Never has this been more important as positive, progressive, generational change sweeps across Ireland’s thirty-two counties. The ordinary people of Ireland, day by day, inch by inch are making change happen.
In so many ways, the things that the people fought for one hundred years ago are the very things we struggle for today.
Equality. Dignity. Togetherness. Progress.
The promise of the Republic for which we stand is an Ireland of rights where every person gets a fair chance at life.
Where every child is cherished.
Where you have roof over your head, a decent job with fair pay and access to healthcare
A nation rid of sectarian, prejudice, and poverty where nobody is left out or left behind.
This is the Ireland that Republicans are determined to achieve.
Everything we do, everything we work for is about realising this vision.
Today, in this hallowed place, we once again reach for the future. For the Republic.
A free Ireland. A nation of our own for all who call it home.
The time of the Civil War was a time when all seemed lost.
Today is a time for hope. A time for belief. A time for courage.

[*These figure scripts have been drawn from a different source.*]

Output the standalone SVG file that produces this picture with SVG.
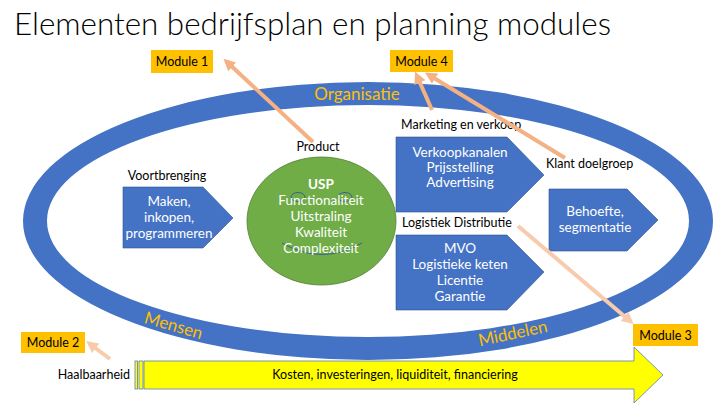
<svg xmlns="http://www.w3.org/2000/svg" width="720" height="405" viewBox="0 0 720 405">
<defs>
<style>
.t{font-family:Lato,"Open Sans","Liberation Sans",sans-serif;font-size:12.5px;fill:#000}
.w{font-family:Lato,"Open Sans","Liberation Sans",sans-serif;font-size:13.5px;fill:#fff;text-anchor:middle}
.ring{font-family:Lato,"Open Sans","Liberation Sans",sans-serif;font-size:17px;fill:#FFC000;text-anchor:middle}
.blue{fill:#4472C4;stroke:#2F528F;stroke-width:0.6}
.mod{fill:#FFC000}
.arr{stroke:#F4B183;stroke-width:4;fill:none;marker-end:url(#ah)}
.arr2{stroke:#F8CBAD;stroke-width:4;fill:none;marker-end:url(#ah2)}
</style>
<marker id="ah" viewBox="0 0 10 10" refX="6" refY="5" markerWidth="3" markerHeight="3" orient="auto">
<path d="M0,0 L10,5 L0,10 z" fill="#F4B183"/>
</marker>
<marker id="ah2" viewBox="0 0 10 10" refX="6" refY="5" markerWidth="3" markerHeight="3" orient="auto">
<path d="M0,0 L10,5 L0,10 z" fill="#F8CBAD"/>
</marker>
</defs>
<rect width="720" height="405" fill="#fff"/>
<text x="14" y="35" font-family="Lato,'Open Sans','Liberation Sans',sans-serif" font-weight="300" font-size="31" fill="#000" textLength="597" lengthAdjust="spacingAndGlyphs">Elementen bedrijfsplan en planning modules</text>

<g id="ring">
<path fill="#4472C4" fill-rule="evenodd" d="M23,221 a345,139 0 1,0 690,0 a345,139 0 1,0 -690,0 z M47,221 a321,116 0 1,0 642,0 a321,116 0 1,0 -642,0 z"/>
<text class="ring" x="357" y="100">Organisatie</text>
<text class="ring" transform="translate(172,331) rotate(16)">Mensen</text>
<text class="ring" transform="translate(514,339) rotate(-12)">Middelen</text>
</g>

<g id="voortbrenging">
<text class="t" x="167" y="180" text-anchor="middle">Voortbrenging</text>
<polygon class="blue" points="123,187 203,187 233,218 203,248 123,248"/>
<text class="w" x="169" y="206">Maken,</text>
<text class="w" x="169" y="222">inkopen,</text>
<text class="w" x="169" y="238">programmeren</text>
</g>

<g id="product">
<text class="t" x="318" y="151" text-anchor="middle">Product</text>
<ellipse cx="321.5" cy="221" rx="74.5" ry="64" fill="#70AD47" stroke="#507E32" stroke-width="0.8"/>
<ellipse cx="298" cy="197" rx="7" ry="4.5" fill="none" stroke="#3A5F8F" stroke-width="1"/>
<ellipse cx="345" cy="197" rx="7" ry="4.5" fill="none" stroke="#3A5F8F" stroke-width="1"/>
<path d="M282,243 Q322,266 362,243" fill="none" stroke="#3A5F8F" stroke-width="1"/>
<text class="w" x="321" y="189" font-weight="bold">USP</text>
<text class="w" x="321" y="205">Functionaliteit</text>
<text class="w" x="321" y="221">Uitstraling</text>
<text class="w" x="321" y="237">Kwaliteit</text>
<text class="w" x="321" y="253">Complexiteit</text>
</g>

<g id="marketing">
<text class="t" x="401" y="129">Marketing en verkoop</text>
<polygon class="blue" points="396,137 507,137 544,175 507,212 396,212"/>
<text class="w" x="460" y="157">Verkoopkanalen</text>
<text class="w" x="460" y="172">Prijsstelling</text>
<text class="w" x="460" y="187">Advertising</text>
</g>

<g id="klant">
<text class="t" x="546" y="168">Klant doelgroep</text>
<polygon class="blue" points="549,189 627,189 658,220 627,251 549,251"/>
<text class="w" x="595" y="216">Behoefte,</text>
<text class="w" x="595" y="232">segmentatie</text>
</g>

<g id="logistiek">
<text class="t" x="402" y="227">Logistiek Distributie</text>
<polygon class="blue" points="396,235 507,235 544,272 507,310 396,310"/>
<text class="w" x="460" y="253">MVO</text>
<text class="w" x="460" y="269">Logistieke keten</text>
<text class="w" x="460" y="285">Licentie</text>
<text class="w" x="460" y="301">Garantie</text>
</g>

<g id="haalbaarheid">
<text class="t" x="130" y="379" text-anchor="end">Haalbaarheid</text>
<rect x="135" y="361" width="2.5" height="28" fill="#FFFF00" stroke="#5B7BB8" stroke-width="0.8"/>
<rect x="139" y="361" width="4" height="28" fill="#FFFF00" stroke="#5B7BB8" stroke-width="0.8"/>
<polygon points="144,361 634,361 634,347 663,375 634,403 634,389 144,389" fill="#FFFF00" stroke="#5B7BB8" stroke-width="0.8"/>
<text class="t" x="395" y="379" text-anchor="middle">Kosten, investeringen, liquiditeit, financiering</text>
</g>

<g id="module1"><rect class="mod" x="151" y="50" width="62" height="23"/><text class="t" x="182" y="66" text-anchor="middle">Module 1</text></g>
<g id="module4"><rect class="mod" x="390" y="50" width="63" height="22"/><text class="t" x="421.5" y="66" text-anchor="middle">Module 4</text></g>
<g id="module2"><rect class="mod" x="21" y="332" width="64" height="21"/><text class="t" x="53" y="347" text-anchor="middle">Module 2</text></g>
<g id="module3"><rect class="mod" x="633" y="324" width="65" height="22"/><text class="t" x="665.5" y="340" text-anchor="middle">Module 3</text></g>

<g id="connectors">
<line class="arr" x1="313" y1="142" x2="227" y2="62"/>
<line class="arr" x1="432" y1="110" x2="417" y2="76"/>
<line class="arr" x1="565" y1="158" x2="429" y2="75"/>
<line class="arr2" x1="518" y1="226" x2="630" y2="321"/>
<line class="arr2" x1="110" y1="359" x2="90" y2="344"/>
</g>
</svg>
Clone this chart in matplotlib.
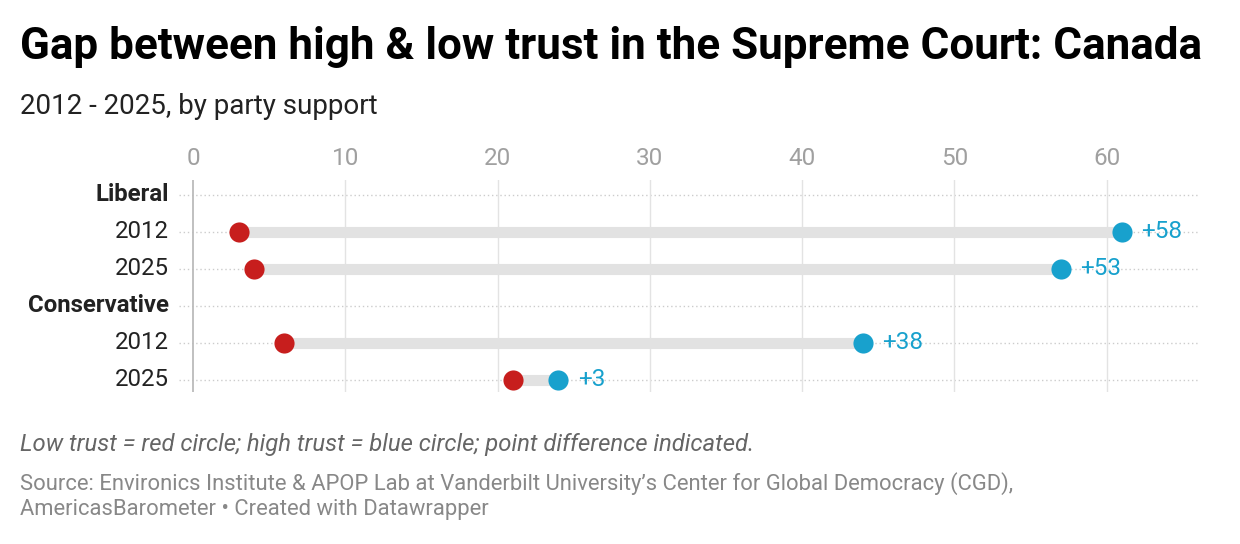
import matplotlib
matplotlib.use("Agg")
import matplotlib.pyplot as plt
from matplotlib.transforms import blended_transform_factory

# ── Data ─────────────────────────────────────────────────────────────────────
ROW_LABELS = ["Liberal", "2012", "2025", "Conservative", "2012", "2025"]
ROW_BOLD   = [True, False, False, True, False, False]
LOW_TRUST  = [None, 3, 4, None, 6, 21]
HIGH_TRUST = [None, 61, 57, None, 44, 24]
X_TICKS    = [0, 10, 20, 30, 40, 50, 60]

TITLE    = "Gap between high & low trust in the Supreme Court: Canada"
SUBTITLE = "2012 - 2025, by party support"
NOTE     = "Low trust = red circle; high trust = blue circle; point difference indicated."
SOURCE   = ("Source: Environics Institute & APOP Lab at Vanderbilt University\u2019s "
            "Center for Global Democracy (CGD),\nAmericasBarometer \u2022 Created with Datawrapper")

RED, BLUE = "#c71e1d", "#18a1cd"
W, H = 1240, 544

plt.rcParams["font.family"] = ["Roboto", "DejaVu Sans"]

fig = plt.figure(figsize=(W / 100, H / 100), dpi=100)
# axes box in pixel terms: x from 179 to 1198, y from 180 to 392
ax = fig.add_axes([179 / W, 1 - 392 / H, (1198 - 179) / W, (392 - 180) / H])

n = len(ROW_LABELS)
ax.set_xlim(-0.92, 66)
ax.set_ylim(n - 1 + 0.33, -0.40)

for x in X_TICKS:
    ax.axvline(x, color="#bbbbbb" if x == 0 else "#e3e3e3", lw=1.3 if x == 0 else 1.0, zorder=1)
for i in range(n):
    ax.axhline(i, color="#cccccc", lw=1.0, ls=(0, (1, 2)), zorder=0)

for i, (lo, hi) in enumerate(zip(LOW_TRUST, HIGH_TRUST)):
    if lo is None:
        continue
    ax.plot([lo, hi], [i, i], color="#e2e2e2", lw=8, solid_capstyle="butt", zorder=2)
    ax.plot(lo, i, "o", ms=14.5, color=RED, mec="none", zorder=3)
    ax.plot(hi, i, "o", ms=14.5, color=BLUE, mec="none", zorder=3)
    ax.annotate(f"+{hi - lo}", (hi, i), xytext=(14, 0), textcoords="offset points",
                va="center", ha="left", color=BLUE, fontsize=17.5)

for s in ax.spines.values():
    s.set_visible(False)
ax.set_yticks([])
ax.xaxis.tick_top()
ax.set_xticks(X_TICKS)
ax.tick_params(axis="x", length=0, pad=7, labelsize=17.5, labelcolor="#a0a0a0")

label_tf = blended_transform_factory(fig.transFigure, ax.transData)
for i, (lab, bold) in enumerate(zip(ROW_LABELS, ROW_BOLD)):
    ax.text(169 / W, i, lab, transform=label_tf, ha="right", va="center",
            fontsize=17.3, color="#222222", fontweight="bold" if bold else "normal")

fig.text(20 / W, 1 - 47 / H, TITLE, fontsize=31.7, fontweight="bold", va="center", ha="left",
         color="#000000")
fig.text(20 / W, 1 - 106 / H, SUBTITLE, fontsize=20, va="center", ha="left", color="#222222")
fig.text(20 / W, 1 - 445 / H, NOTE, fontsize=17.2, style="italic", va="center", ha="left",
         color="#666666")
fig.text(20 / W, 1 - 496 / H, SOURCE, fontsize=15.8, va="center", ha="left", color="#888888",
         linespacing=1.25)

fig.savefig("out.png", dpi=100)
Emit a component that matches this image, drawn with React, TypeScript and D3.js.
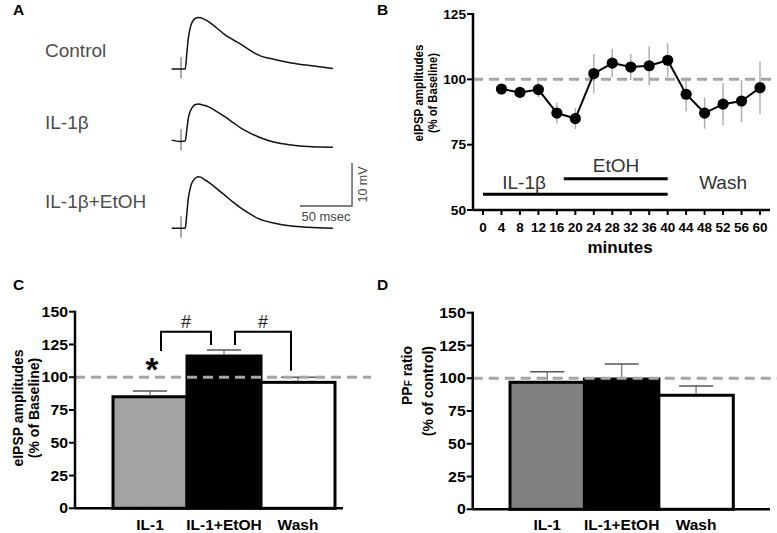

A time when there is so much to gain.
It is by achieving the Republic that we will invoke the light that lifts the darkness of the harrowing massacre at Ballyseedy.
The volunteers who perished here were not and are not defined by the cruelty of their deaths.
They were patriots.
They were heroes.
They were proud soldiers of the Irish Republic.
They deserve a tribute that transcends the brutality that was inflicted upon them so mercilessly one hundred years ago.
Daly. O’Shea. Twomey. Hartnett. O’Connell. O’Connor. Buckley. Walsh.
These are not names to be consigned to the pages of tragic history.
Their spirit of freedom leaps from the volumes of Ireland’s story.
They call to us as living inspiration - guides to illuminate the road we travel today.
That road is the road to the Republic.
In the spotlight of history, we walk the final length of that road together.
A new day is breaking on the horizon. A new and united Ireland comes into view.
It’s within touching distance, we are closer than ever before and friends, with one final push, we will reach the Republic in our time.